Cloudera is pleased to announce that Cloudera Enterprise 5.11 is now generally available (GA). The highlights of this release include lineage support for Apache Spark, Apache Kudu security integration, embedded data discovery for self-service BI, and new cloud capabilities for Microsoft ADLS and Amazon S3.
As usual, there are also a number of quality enhancements, bug fixes, and other improvements across the stack. Here is a partial list of what’s included (see the Release Notes for a full list):
- Core Platform and Cloud
- Amazon S3 Consistency: S3Guard ensures that operations on Amazon S3 are immediately visible to other clients, making it easier to migrate workloads from consistent file systems like HDFS to Amazon S3.

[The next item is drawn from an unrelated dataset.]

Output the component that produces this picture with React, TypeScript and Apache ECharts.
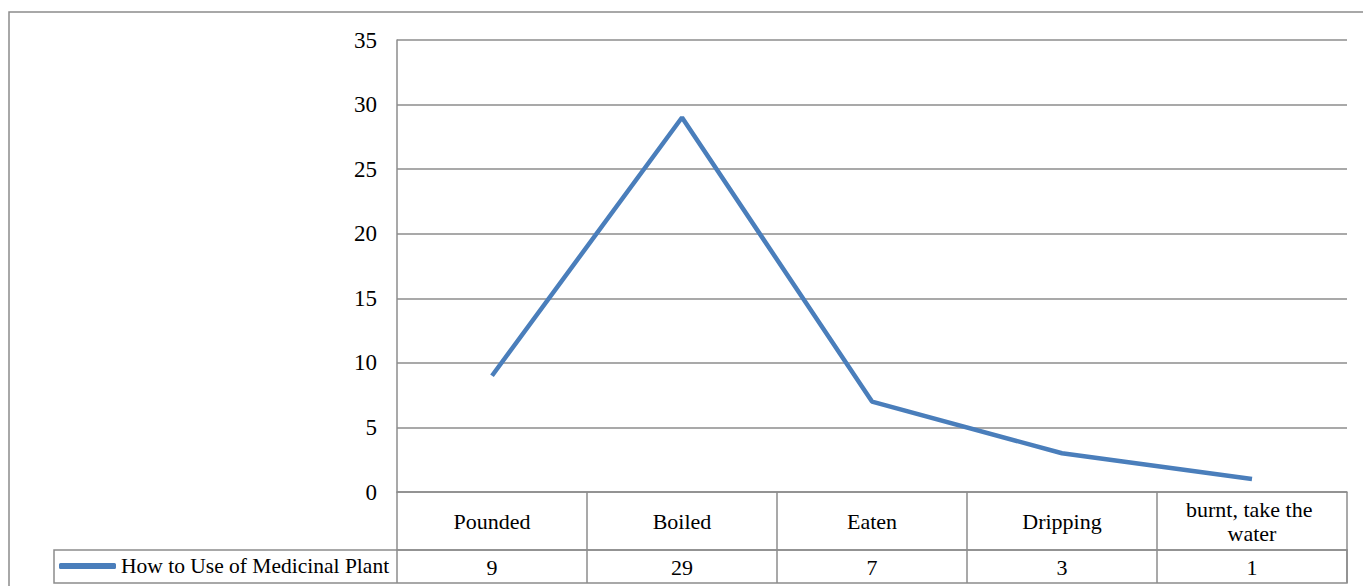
import React, { useEffect, useRef } from "react";
import * as echarts from "echarts";

const categories = ["Pounded", "Boiled", "Eaten", "Dripping", "burnt, take the water"];
const values = [9, 29, 7, 3, 1];
const seriesName = "How to Use of Medicinal Plant";
const yTicks = { min: 0, max: 35, interval: 5 };

const FONT = "'Liberation Serif', 'DejaVu Serif', serif";
const GRID = "#8c8c8c";
const BLUE = "#4a7ebb";

export default function App() {
  const ref = useRef<HTMLDivElement>(null);
  useEffect(() => {
    if (!ref.current) return;
    const chart = echarts.init(ref.current, undefined, { renderer: "svg" });
    chart.setOption({
      animation: false,
      backgroundColor: "#ffffff",
      textStyle: { fontFamily: FONT },
      grid: { left: 397, top: 40, right: 16, bottom: 94, containLabel: false },
      legend: {
        show: true,
        left: 59,
        top: 555,
        padding: 0,
        icon: "roundRect",
        itemWidth: 57,
        itemHeight: 6,
        itemGap: 5,
        textStyle: { fontFamily: FONT, fontSize: 21.5, color: "#000", lineHeight: 22 },
        data: [seriesName],
      },
      xAxis: [
        {
          type: "category",
          data: categories,
          boundaryGap: true,
          position: "bottom",
          axisLine: { show: true, lineStyle: { color: GRID, width: 1.5 } },
          axisTick: { show: true, interval: 0, length: 58, inside: false, lineStyle: { color: GRID, width: 1.5 } },
          axisLabel: {
            interval: 0,
            margin: 29,
            verticalAlign: "middle",
            width: 160,
            overflow: "break",
            lineHeight: 24,
            fontFamily: FONT,
            fontSize: 22,
            color: "#000",
          },
        },
        {
          type: "category",
          data: values.map((v) => String(v)),
          boundaryGap: true,
          position: "bottom",
          offset: 58,
          axisLine: { show: true, lineStyle: { color: GRID, width: 1.5 } },
          axisTick: { show: true, interval: 0, length: 33, inside: false, lineStyle: { color: GRID, width: 1.5 } },
          axisLabel: {
            interval: 0,
            margin: 17,
            verticalAlign: "middle",
            fontFamily: FONT,
            fontSize: 22,
            color: "#000",
          },
        },
      ],
      yAxis: {
        type: "value",
        min: yTicks.min,
        max: yTicks.max,
        interval: yTicks.interval,
        axisLine: { show: true, lineStyle: { color: GRID, width: 1.5 } },
        axisTick: { show: false },
        splitLine: { show: true, lineStyle: { color: GRID, width: 1.5 } },
        axisLabel: { margin: 20, fontFamily: FONT, fontSize: 23, color: "#000" },
      },
      graphic: [
        {
          type: "rect",
          shape: { x: 9, y: 12, width: 1380, height: 600 },
          style: { fill: "none", stroke: GRID, lineWidth: 1.5 },
          silent: true,
        },
        {
          type: "rect",
          shape: { x: 54, y: 550, width: 1293, height: 33 },
          style: { fill: "none", stroke: GRID, lineWidth: 1.5 },
          silent: true,
        },
      ],
      series: [
        {
          name: seriesName,
          type: "line",
          data: values,
          xAxisIndex: 0,
          symbol: "none",
          smooth: false,
          lineStyle: { color: BLUE, width: 4.5 },
          itemStyle: { color: BLUE },
        },
      ],
    });
    return () => chart.dispose();
  }, []);
  return (
    <div
      ref={ref}
      style={{ position: "fixed", left: 0, top: 0, width: 1363, height: 586 }}
    />
  );
}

- Support for Azure Data Lake Store (ADLS): Microsoft introduced ADLS to provide a cost-effective, persistent storage layer for big data applications. With C5.11, Hive, Spark, and MapReduce can all directly operate on data stored in ADLS, enabling separation of compute and storage and transient clusters on the Azure cloud.
- S3 At-Rest encryption with AWS KMS: This feature enables at-rest, server-side encryption for data stored in S3 with encryption keys managed by Amazon’s Key Management Service (KMS). With this integration, Cloudera engines can leverage the management and control capabilities of AWS KMS to improve S3 data encryption.
- Director-support for long-lived clusters: Director 2.4 adds advanced synchronization features for long-lived clusters managed by Cloudera Manager. Users can now upgrade clusters, add services, and assign roles in Cloudera Manager while keeping a healthy connection to Cloudera Director, making it easy for add or remove nodes at any time. This combination is especially powerful for cloud-based Analytic Database use cases.
- Data Science & Engineering
- Spark Lineage: Cloudera Navigator lineage support now extends to Apache Spark. With automatic collection and visualization of lineage, users can quickly identify the provenance, usage, and impact of any dataset for regulatory compliance and end user discovery.
- Continued Performance Optimizations for Hive-on-S3: Cloud-native batch workloads are up to 5x faster (compared to 5.10) for greater cost-savings in the cloud.
- Operational DB
- Kudu Authentication/Security (also applies to Analytic DB😞 The integration of Apache Kudu with Kerberos enables the authentication of users and servers. Kudu also now features wire encryption with transport layer security and coarse-grained service level authorization.
- Improved HBase scalability and efficiency: HBase now leverages better medium object store (MOB) compaction policies to improve scalability. Additionally, the default splitting policy has been updated to minimize the number of required region servers.
- Analytic DB
- Embedded Data Discovery for Self-Service BI: Hue now leverages metadata from Cloudera Navigator to make it faster and easier for SQL developers to discover and interact with relevant sets of tables, including the ability to search across tags and add tags directly from the UI.
- Navigator Optimizer Anonymization for Secure Workload Analysis: Cloudera Navigator Optimizer now supports workload anonymization to protect sensitive information in SQL workloads during analysis and comply with data protection regulations.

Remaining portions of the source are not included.